Mermaids and Other Creatures



Coney Island is located in the southern part of Brooklyn, New York. It faces the Atlantic Ocean and is known for its amusement park, wide sandy beach, and boardwalk. At an annual summer event, marchers dress as mermaids, fish, lobsters, pirates, sailors, jellyfish, and various other sea creatures—and in a variety of other costumes sometimes unrelated to the theme of the sea. This series of photographs was made in 2011 to 2016 before the start of the procession, which winds through the streets and down the boardwalk of Coney Island.

This event gives the participants an opportunity to design their own costumes and to dress up and show off their creations. The diversity of bright and colorful costumes adds to the Mardi Gras atmosphere, and in many cases, enables people to display a side of themselves that is seldom seen. Some marchers are masked as they assume other identities.

One of the women I photographed wrote to me in an email: “I was a mermaid!
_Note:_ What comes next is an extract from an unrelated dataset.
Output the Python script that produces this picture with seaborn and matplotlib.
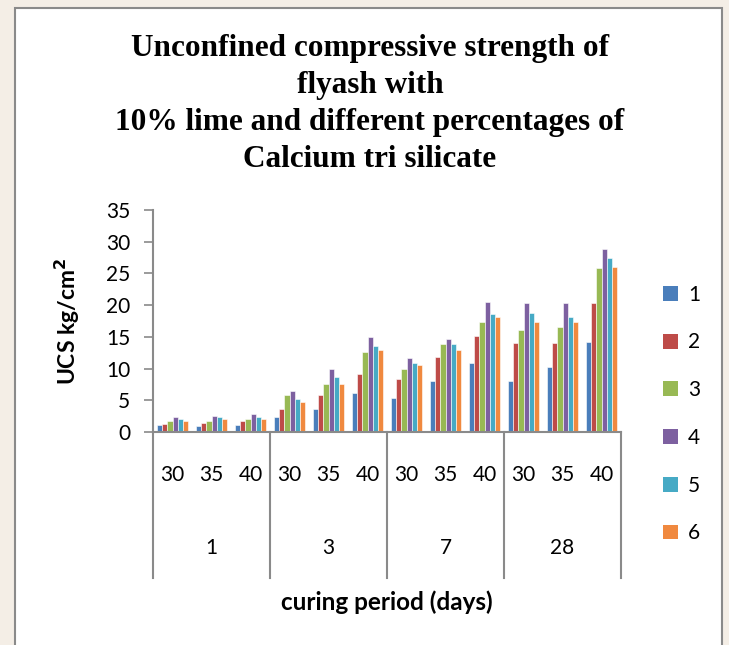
import matplotlib
matplotlib.use("Agg")
import matplotlib.pyplot as plt
import matplotlib.patches as mpatches
import matplotlib.transforms as mtrans
import seaborn as sns
import pandas as pd
import numpy as np

# ---- data ----
curing_days = ["1", "3", "7", "28"]
sub_labels = ["30", "35", "40"]
series_names = ["1", "2", "3", "4", "5", "6"]
s1 = [1.1, 0.9, 1.1, 2.3, 3.7, 6.1, 5.4, 8.0, 10.9, 8.0, 10.3, 14.2]
s2 = [1.2, 1.4, 1.7, 3.7, 5.8, 9.2, 8.4, 11.8, 15.1, 14.0, 14.0, 20.3]
s3 = [1.7, 1.8, 2.1, 5.8, 7.6, 12.6, 10.0, 13.9, 17.3, 16.1, 16.6, 25.8]
s4 = [2.3, 2.5, 2.8, 6.4, 10.0, 15.0, 11.6, 14.7, 20.5, 20.3, 20.4, 28.8]
s5 = [2.0, 2.3, 2.3, 5.2, 8.6, 13.6, 10.8, 13.8, 18.6, 18.7, 18.1, 27.4]
s6 = [1.8, 2.0, 2.1, 4.7, 7.5, 13.0, 10.6, 12.9, 18.1, 17.3, 17.3, 26.0]
colors = ["#4A7EBB", "#BE4B48", "#98B954", "#7D60A0", "#46AAC5", "#F0893F"]

cats = [f"{d}-{s}" for d in curing_days for s in sub_labels]
rows = []
for name, vals in zip(series_names, [s1, s2, s3, s4, s5, s6]):
    for c, v in zip(cats, vals):
        rows.append({"cat": c, "series": name, "value": v})
df = pd.DataFrame(rows)

W, H = 729, 645
fig = plt.figure(figsize=(W / 100, H / 100), dpi=100, facecolor="#f4eee6")
# white chart box
fig.patches.append(mpatches.Rectangle((15 / W, -0.05), (722 - 15) / W, 1.05 - 8 / H,
                                      transform=fig.transFigure, facecolor="white",
                                      edgecolor="#8a8a8a", linewidth=1.5, zorder=-5))

x0, x1 = 153, 621
y0, y1 = 432, 210
ax = fig.add_axes([x0 / W, 1 - y0 / H, (x1 - x0) / W, (y0 - y1) / H])
ax.set_facecolor("none")
ax.set_zorder(2)

sns.barplot(data=df, x="cat", y="value", hue="series", order=cats,
            hue_order=series_names, palette=colors, width=0.77, ax=ax,
            edgecolor="white", linewidth=0.4, saturation=1, legend=False)

ax.set_ylim(0, 35)
ax.set_xlim(-0.5, len(cats) - 0.5)
ax.set_yticks(range(0, 36, 5))
font = "Lato"
fs = 15
ax.tick_params(axis="y", length=6.5, width=1.2, color="#8a8a8a", labelsize=fs, pad=10)
for lab in ax.get_yticklabels():
    lab.set_fontfamily(font)
ax.set_xticks(range(len(cats)))
ax.set_xticklabels(sub_labels * len(curing_days), fontsize=fs, fontfamily=font)
ax.tick_params(axis="x", length=0, pad=24)
for sp in ["top", "right"]:
    ax.spines[sp].set_visible(False)
for sp in ["left", "bottom"]:
    ax.spines[sp].set_color("#8a8a8a")
    ax.spines[sp].set_linewidth(1.5)
ax.set_xlabel("")
ax.set_ylabel("")

trans = mtrans.blended_transform_factory(ax.transData, ax.transAxes)
sep_bottom = -(578 - 432) / (432 - 210)
for b in [-0.5, 2.5, 5.5, 8.5, 11.5]:
    ax.plot([b, b], [0, sep_bottom], transform=trans, color="#8a8a8a",
            linewidth=1.5, clip_on=False)
grp_y = -(548 - 432) / (432 - 210)
for i, d in enumerate(curing_days):
    ax.text(i * 3 + 1, grp_y, d, transform=trans, ha="center", va="center",
            fontsize=fs, fontfamily=font)

fig.text(387 / W, 1 - 602 / H, "curing period (days)", ha="center", va="center",
         fontsize=17.5, fontweight="bold", fontfamily=font)
fig.text(67 / W, 1 - 321 / H, "UCS kg/cm$^\\mathbf{2}$", ha="center", va="center",
         rotation=90, fontsize=16.5, fontweight="bold", fontfamily=font)

title = ("Unconfined compressive strength of\nflyash with\n"
         "10% lime and different percentages of\nCalcium tri silicate")
fig.text(370 / W, 1 - 104 / H, title, ha="center", va="center", fontsize=22.5,
         fontweight="bold", fontfamily="Liberation Serif", linespacing=1.36)

handles = [mpatches.Patch(facecolor=c, edgecolor="none") for c in colors]
fig.legend(handles, series_names, loc="center left",
           bbox_to_anchor=(644 / W, 1 - 414 / H), frameon=False,
           prop={"family": font, "size": fs}, handlelength=0.72, handleheight=0.72,
           labelspacing=1.33, handletextpad=0.5)

fig.savefig("out.png", dpi=100, facecolor=fig.get_facecolor())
Her name is Katrina, Queen of the Waves. It’s my inner mermaid persona.” What we portray in our everyday life is also not likely real, and the masks and costumes we put on during parades and other rituals are an attempt to escape from one unreality to another, if only for a short time.

Anthropologist Barbara Babcock calls these dressing-up opportunities “symbolic inversion.” During these rituals, we are more likely to dress up in costumes that are the polar opposite of the person everyone knows. Events such as parades make it socially acceptable for a person to escape into another reality.

These inversion rituals give us an opportunity to make our hidden fantasies real, even if they go against long-held social norms. We can overturn social conventions in a socially acceptable way, and we don’t have to do it alone. Our fantasies are supported by other participants and cheering spectators. Participants can wear normally “unacceptable,” sensational, or even sexy costumes. And participation in many events is very democratic; you don’t have to be a movie star, a great athlete, a political figure, or anything like that. You can often be a participant simply if you want to be.

For me, this is another window into how we see ourselves as a society and as individuals.